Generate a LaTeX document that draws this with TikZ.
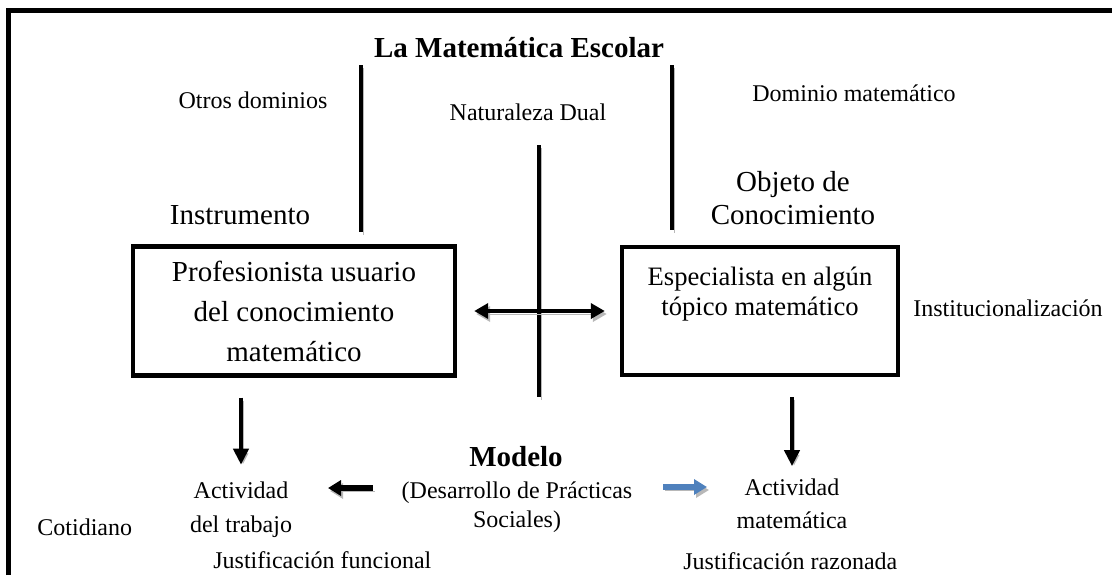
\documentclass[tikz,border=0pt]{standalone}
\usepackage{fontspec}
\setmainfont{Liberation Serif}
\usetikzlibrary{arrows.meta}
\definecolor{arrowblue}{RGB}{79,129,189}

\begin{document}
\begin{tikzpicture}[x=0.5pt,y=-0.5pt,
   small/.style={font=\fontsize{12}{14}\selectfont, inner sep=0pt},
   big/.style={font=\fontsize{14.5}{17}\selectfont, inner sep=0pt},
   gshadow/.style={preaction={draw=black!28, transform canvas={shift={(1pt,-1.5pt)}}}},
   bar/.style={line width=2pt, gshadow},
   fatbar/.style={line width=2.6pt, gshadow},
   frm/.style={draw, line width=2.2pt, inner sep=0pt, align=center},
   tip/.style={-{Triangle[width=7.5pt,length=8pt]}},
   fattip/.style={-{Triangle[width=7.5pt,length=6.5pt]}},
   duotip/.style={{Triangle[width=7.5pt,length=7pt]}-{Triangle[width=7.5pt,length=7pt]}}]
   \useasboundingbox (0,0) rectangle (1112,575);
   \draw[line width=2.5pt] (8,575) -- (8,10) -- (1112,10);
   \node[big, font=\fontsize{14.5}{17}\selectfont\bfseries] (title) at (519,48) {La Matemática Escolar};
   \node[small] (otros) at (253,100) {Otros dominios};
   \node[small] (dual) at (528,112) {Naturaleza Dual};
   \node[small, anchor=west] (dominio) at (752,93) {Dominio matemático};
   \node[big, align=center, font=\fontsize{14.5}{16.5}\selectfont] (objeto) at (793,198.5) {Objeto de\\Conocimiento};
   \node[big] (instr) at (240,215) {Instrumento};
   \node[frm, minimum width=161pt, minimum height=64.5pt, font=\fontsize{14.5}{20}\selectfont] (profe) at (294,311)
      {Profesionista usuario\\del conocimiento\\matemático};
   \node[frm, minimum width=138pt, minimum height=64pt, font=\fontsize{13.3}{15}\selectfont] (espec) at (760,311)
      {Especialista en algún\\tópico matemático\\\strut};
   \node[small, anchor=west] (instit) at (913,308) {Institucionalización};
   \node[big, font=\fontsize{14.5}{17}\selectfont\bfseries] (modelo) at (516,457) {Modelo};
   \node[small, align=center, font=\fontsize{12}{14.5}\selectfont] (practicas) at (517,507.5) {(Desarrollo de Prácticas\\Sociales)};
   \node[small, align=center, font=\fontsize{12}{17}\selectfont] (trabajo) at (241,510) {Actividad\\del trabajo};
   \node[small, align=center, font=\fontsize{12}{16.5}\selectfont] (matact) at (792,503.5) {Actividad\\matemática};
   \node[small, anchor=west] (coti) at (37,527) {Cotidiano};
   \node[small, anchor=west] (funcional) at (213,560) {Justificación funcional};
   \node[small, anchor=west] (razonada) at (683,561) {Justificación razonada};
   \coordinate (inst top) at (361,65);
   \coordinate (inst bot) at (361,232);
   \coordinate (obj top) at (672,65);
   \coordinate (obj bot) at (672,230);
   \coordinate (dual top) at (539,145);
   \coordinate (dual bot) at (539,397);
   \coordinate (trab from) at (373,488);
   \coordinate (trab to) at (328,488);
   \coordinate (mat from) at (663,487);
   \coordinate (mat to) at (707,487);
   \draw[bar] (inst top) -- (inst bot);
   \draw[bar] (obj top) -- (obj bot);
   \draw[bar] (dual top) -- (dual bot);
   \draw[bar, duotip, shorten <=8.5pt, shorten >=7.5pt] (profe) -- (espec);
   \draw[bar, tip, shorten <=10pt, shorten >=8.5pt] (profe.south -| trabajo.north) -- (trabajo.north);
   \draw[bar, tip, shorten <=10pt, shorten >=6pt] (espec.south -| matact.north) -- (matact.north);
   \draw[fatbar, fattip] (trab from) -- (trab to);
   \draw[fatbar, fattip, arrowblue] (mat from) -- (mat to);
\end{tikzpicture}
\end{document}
----------------
- _Exercise_
Write out the listing above exactly as it stands, pictures excluded.

- _Answer to the exercise_
Generate a LaTeX document that draws this with TikZ.
\documentclass[tikz,border=0pt]{standalone}
\usepackage{fontspec}
\setmainfont{Liberation Serif}
\usetikzlibrary{arrows.meta}
\definecolor{arrowblue}{RGB}{79,129,189}

\begin{document}
\begin{tikzpicture}[x=0.5pt,y=-0.5pt,
   small/.style={font=\fontsize{12}{14}\selectfont, inner sep=0pt},
   big/.style={font=\fontsize{14.5}{17}\selectfont, inner sep=0pt},
   gshadow/.style={preaction={draw=black!28, transform canvas={shift={(1pt,-1.5pt)}}}},
   bar/.style={line width=2pt, gshadow},
   fatbar/.style={line width=2.6pt, gshadow},
   frm/.style={draw, line width=2.2pt, inner sep=0pt, align=center},
   tip/.style={-{Triangle[width=7.5pt,length=8pt]}},
   fattip/.style={-{Triangle[width=7.5pt,length=6.5pt]}},
   duotip/.style={{Triangle[width=7.5pt,length=7pt]}-{Triangle[width=7.5pt,length=7pt]}}]
   \useasboundingbox (0,0) rectangle (1112,575);
   \draw[line width=2.5pt] (8,575) -- (8,10) -- (1112,10);
   \node[big, font=\fontsize{14.5}{17}\selectfont\bfseries] (title) at (519,48) {La Matemática Escolar};
   \node[small] (otros) at (253,100) {Otros dominios};
   \node[small] (dual) at (528,112) {Naturaleza Dual};
   \node[small, anchor=west] (dominio) at (752,93) {Dominio matemático};
   \node[big, align=center, font=\fontsize{14.5}{16.5}\selectfont] (objeto) at (793,198.5) {Objeto de\\Conocimiento};
   \node[big] (instr) at (240,215) {Instrumento};
   \node[frm, minimum width=161pt, minimum height=64.5pt, font=\fontsize{14.5}{20}\selectfont] (profe) at (294,311)
      {Profesionista usuario\\del conocimiento\\matemático};
   \node[frm, minimum width=138pt, minimum height=64pt, font=\fontsize{13.3}{15}\selectfont] (espec) at (760,311)
      {Especialista en algún\\tópico matemático\\\strut};
   \node[small, anchor=west] (instit) at (913,308) {Institucionalización};
   \node[big, font=\fontsize{14.5}{17}\selectfont\bfseries] (modelo) at (516,457) {Modelo};
   \node[small, align=center, font=\fontsize{12}{14.5}\selectfont] (practicas) at (517,507.5) {(Desarrollo de Prácticas\\Sociales)};
   \node[small, align=center, font=\fontsize{12}{17}\selectfont] (trabajo) at (241,510) {Actividad\\del trabajo};
   \node[small, align=center, font=\fontsize{12}{16.5}\selectfont] (matact) at (792,503.5) {Actividad\\matemática};
   \node[small, anchor=west] (coti) at (37,527) {Cotidiano};
   \node[small, anchor=west] (funcional) at (213,560) {Justificación funcional};
   \node[small, anchor=west] (razonada) at (683,561) {Justificación razonada};
   \coordinate (inst top) at (361,65);
   \coordinate (inst bot) at (361,232);
   \coordinate (obj top) at (672,65);
   \coordinate (obj bot) at (672,230);
   \coordinate (dual top) at (539,145);
   \coordinate (dual bot) at (539,397);
   \coordinate (trab from) at (373,488);
   \coordinate (trab to) at (328,488);
   \coordinate (mat from) at (663,487);
   \coordinate (mat to) at (707,487);
   \draw[bar] (inst top) -- (inst bot);
   \draw[bar] (obj top) -- (obj bot);
   \draw[bar] (dual top) -- (dual bot);
   \draw[bar, duotip, shorten <=8.5pt, shorten >=7.5pt] (profe) -- (espec);
   \draw[bar, tip, shorten <=10pt, shorten >=8.5pt] (profe.south -| trabajo.north) -- (trabajo.north);
   \draw[bar, tip, shorten <=10pt, shorten >=6pt] (espec.south -| matact.north) -- (matact.north);
   \draw[fatbar, fattip] (trab from) -- (trab to);
   \draw[fatbar, fattip, arrowblue] (mat from) -- (mat to);
\end{tikzpicture}
\end{document}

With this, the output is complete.